Bishop Caussé said the Church is much more than its buildings or even the organization itself. “The Church is all about people. It is all about individual members who are bound together by common beliefs and covenants. They are its strength and its future,” he said.

The presiding bishop, a native of Bordeaux, France, traced the roots of a few of those common beliefs and covenants that contribute to the Church’s financial strength — including tithing, self-reliance, provident living and understanding the teachings of Jesus Christ.

Latter-day Saints in good standing donate 10 percent of their income to the Church. These tithes (along with other charitable donations) help the Church carry out its mission of spreading the gospel of Jesus Christ, caring for the poor and strengthening members’ faith.

“Without tithing, the Church would be incapable of accomplishing its divine mission,” Bishop Caussé said. “We continually feel our great responsibility to use the sacred tithes and offerings in a manner that is appropriate and pleasing to the Lord.”

Church leaders also teach members how to provide for themselves. This includes classes that emphasize the spiritual importance of self-reliance, as well as practical principles such as gaining an education, finding a job, starting a business and managing family finances.

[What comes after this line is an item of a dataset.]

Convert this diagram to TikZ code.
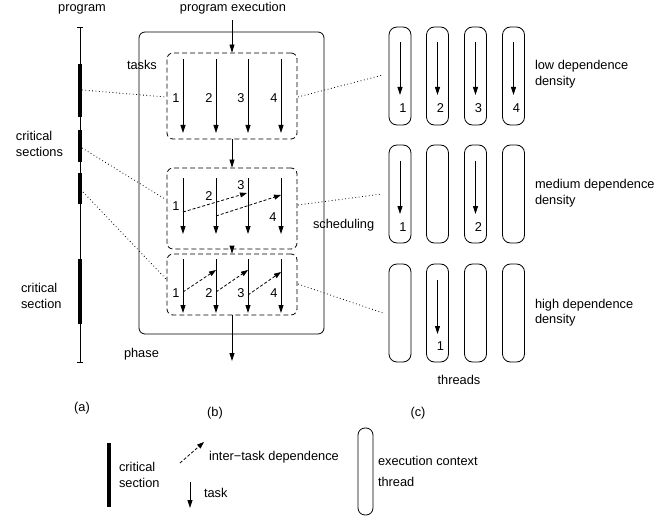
\documentclass[tikz,border=0pt]{standalone}
\usepackage{fontspec}
\setmainfont{Liberation Sans}
\usetikzlibrary{arrows.meta}
\begin{document}
\begin{tikzpicture}[x=1pt,y=-1pt,
  txt/.style={font=\fontsize{12.8}{15}\selectfont, inner sep=0pt, outer sep=0pt},
  lbl/.style={txt, anchor=base},
  lbll/.style={txt, anchor=base west},
  task/.style={line width=0.8pt, -{Triangle[length=8pt,width=5pt]}},
  dep/.style={line width=0.8pt, dash pattern=on 3pt off 2pt, -{Triangle[length=7pt,width=5pt]}},
  phasebox/.style={draw, line width=0.8pt, rounded corners=6pt, inner sep=0pt},
  dbox/.style={draw, line width=0.8pt, dash pattern=on 5pt off 3pt, rounded corners=6pt, inner sep=0pt, minimum width=130pt},
  thr/.style={draw, line width=0.8pt, rounded corners=8pt, inner sep=0pt, minimum width=22pt, minimum height=98pt},
  dotline/.style={line width=0.8pt, dash pattern=on 0.8pt off 2.6pt},
  crit/.style={line width=4pt}
]
\useasboundingbox (0,0) rectangle (672,516);

% ---------- (a) program ----------
\node[lbl] (tprog) at (82,11.5) {program};
\coordinate (ptop) at (80,27);
\coordinate (pbot) at (80,362);
\draw[line width=0.8pt] (ptop) -- (pbot);
\draw[line width=0.8pt] (77,27) -- (83,27);
\draw[line width=0.8pt] (77,362) -- (83,362);
\draw[crit] (80,64) -- (80,117);
\draw[crit] (80,130) -- (80,162);
\draw[crit] (80,173) -- (80,204);
\draw[crit] (80,259) -- (80,324);
\node[lbll] (tcs1) at (16,141) {critical};
\node[lbll] (tcs2) at (16,157) {sections};
\node[lbll] (tcs3) at (21,292.7) {critical};
\node[lbll] (tcs4) at (21,308) {section};
\node[txt] (la) at (82,408) {(a)};

% ---------- (b) program execution ----------
\node[lbl] (tpe) at (233,11.5) {program execution};
\node[phasebox, minimum width=185pt, minimum height=302pt] (phase) at (231.5,183) {};
\node[dbox, minimum height=86pt] (b1) at (232,96) {};
\node[dbox, minimum height=81pt] (b2) at (232,208.5) {};
\node[dbox, minimum height=61pt] (b3) at (232,284.5) {};
\coordinate (pein) at (232,20);
\coordinate (peout) at (232,361);
\draw[task] (pein) -- (b1.north);
\draw[task] (b1.south) -- (b2.north);
\draw[task] (b2.south) -- (b3.north);
\draw[task] (b3.south) -- (peout);
\node[lbll] (ttasks) at (127,70) {tasks};
\node[lbll] (tphase) at (124,357) {phase};
\node[lbll] (tsched) at (313,228) {scheduling};
\node[txt] (lb) at (215,413) {(b)};

% tasks in box 1
\foreach \x/\n in {183/1,216/2,248/3,281/4}{
  \draw[task] (\x,59) -- (\x,133);
  \node[lbl] at (\x-7,103) {\n};
}
% tasks in box 2
\foreach \x in {183,216,248,281}{
  \draw[task] (\x,178) -- (\x,234);
}
\node[lbl] at (176,210.7) {1};
\node[lbl] at (209,200) {2};
\node[lbl] at (241,189.3) {3};
\node[lbl] at (273,221.7) {4};
\draw[dep] (183,212) -- (247,193);
\draw[dep] (216,216) -- (281,195);
% tasks in box 3
\foreach \x/\n in {183/1,216/2,248/3,281/4}{
  \draw[task] (\x,259) -- (\x,313);
  \node[lbl] at (\x-7,297.3) {\n};
}
\draw[dep] (183,292) -- (216,270);
\draw[dep] (216,292) -- (248,270);
\draw[dep] (248,295) -- (281,272);

% ---------- (c) threads ----------
\foreach \c/\x in {1/400,2/437.5,3/475.5,4/513.5}{
  \foreach \r/\y in {1/76,2/194,3/313}{
    \node[thr] (t\r\c) at (\x,\y) {};
  }
}
\foreach \c/\x in {1/400,2/437.5,3/475.5,4/513.5}{
  \draw[task] (\x,42) -- (\x,95);
  \node[lbl] at (\x+3,112.7) {\c};
}
\draw[task] (400,161) -- (400,214);
\node[lbl] at (403,231.5) {1};
\draw[task] (475.5,161) -- (475.5,214);
\node[lbl] at (478.5,231.5) {2};
\draw[task] (437.5,280) -- (437.5,334);
\node[lbl] at (440.5,350.5) {1};

\node[lbll] (tlow1) at (535,70) {low dependence};
\node[lbll] (tlow2) at (535,85.5) {density};
\node[lbll] (tmed1) at (535,189) {medium dependence};
\node[lbll] (tmed2) at (535,204.5) {density};
\node[lbll] (thi1) at (535,308) {high dependence};
\node[lbll] (thi2) at (535,323.5) {density};
\node[lbl] (tthreads) at (459,384) {threads};
\node[txt] (lc) at (418,413) {(c)};

% ---------- dotted mapping lines ----------
\coordinate (s1) at (82,90);
\coordinate (s2) at (82,148);
\coordinate (s3) at (83,192);
\coordinate (e1) at (166,97);
\coordinate (e2) at (165,199);
\coordinate (e3) at (166,279);
\coordinate (r1a) at (298,97);
\coordinate (r2a) at (298,205);
\coordinate (r3a) at (298,284);
\coordinate (r1b) at (383,75);
\coordinate (r2b) at (382,194);
\coordinate (r3b) at (383,313);
\draw[dotline] (s1) -- (e1);
\draw[dotline] (s2) -- (e2);
\draw[dotline] (s3) -- (e3);
\draw[dotline] (r1a) -- (r1b);
\draw[dotline] (r2a) -- (r2b);
\draw[dotline] (r3a) -- (r3b);

% ---------- legend ----------
\coordinate (lcs1) at (109,443);
\coordinate (lcs2) at (109,507);
\draw[crit] (lcs1) -- (lcs2);
\node[lbll] at (119,471) {critical};
\node[lbll] at (119,487) {section};
\coordinate (ld1) at (180,463);
\coordinate (ld2) at (204,442);
\draw[dep] (ld1) -- (ld2);
\node[lbll] at (209,460) {inter−task dependence};
\coordinate (lt1) at (190,482);
\coordinate (lt2) at (190,508);
\draw[task] (lt1) -- (lt2);
\node[lbll] at (204,497) {task};
\node[thr, minimum width=15pt, minimum height=87pt, rounded corners=7pt] (lthr) at (365.5,471.5) {};
\node[lbll] at (378,465) {execution context};
\node[lbll] at (378,486) {thread};
\end{tikzpicture}
\end{document}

“By becoming self-reliant temporally and spiritually, God’s children progress in their ability to make choices independently and thus fulfill the measure of their creation,” Bishop Caussé said.

Members are also taught to prepare for financial emergencies. “Today’s Church members are conscious of the fact that they live in a period of calamities,” Bishop Caussé said. “Church leaders have frequently counseled members to practice provident living by establishing home storage, including extra water, basic food items, medications, clothing, and other supplies that could be needed in case of emergency. … This same principle of temporal preparation has also been applied at the general Church level. For example, grain silos and warehouses filled with basic emergency necessities have been established.”

Bishop Caussé said the Church’s most important priority is how to help people spiritually through a proper understanding of the life and teachings of Jesus Christ.

“While we consider such things as macroeconomic indicators and financial analyses, our ultimate goal is to fulfill our responsibilities in a manner that will carry out the designs of the Lord and sacred mission of the Church ‘to invite all to come unto Christ,’” Bishop Caussé said.

And how does the institutional Church, a global faith with thousands of buildings and employees, maintain financial solvency? By staying out of debt, balancing budgets and saving and investing money to anticipate future needs.

In other words, he said, the Church “simply practices the principles that it teaches to its individual members.”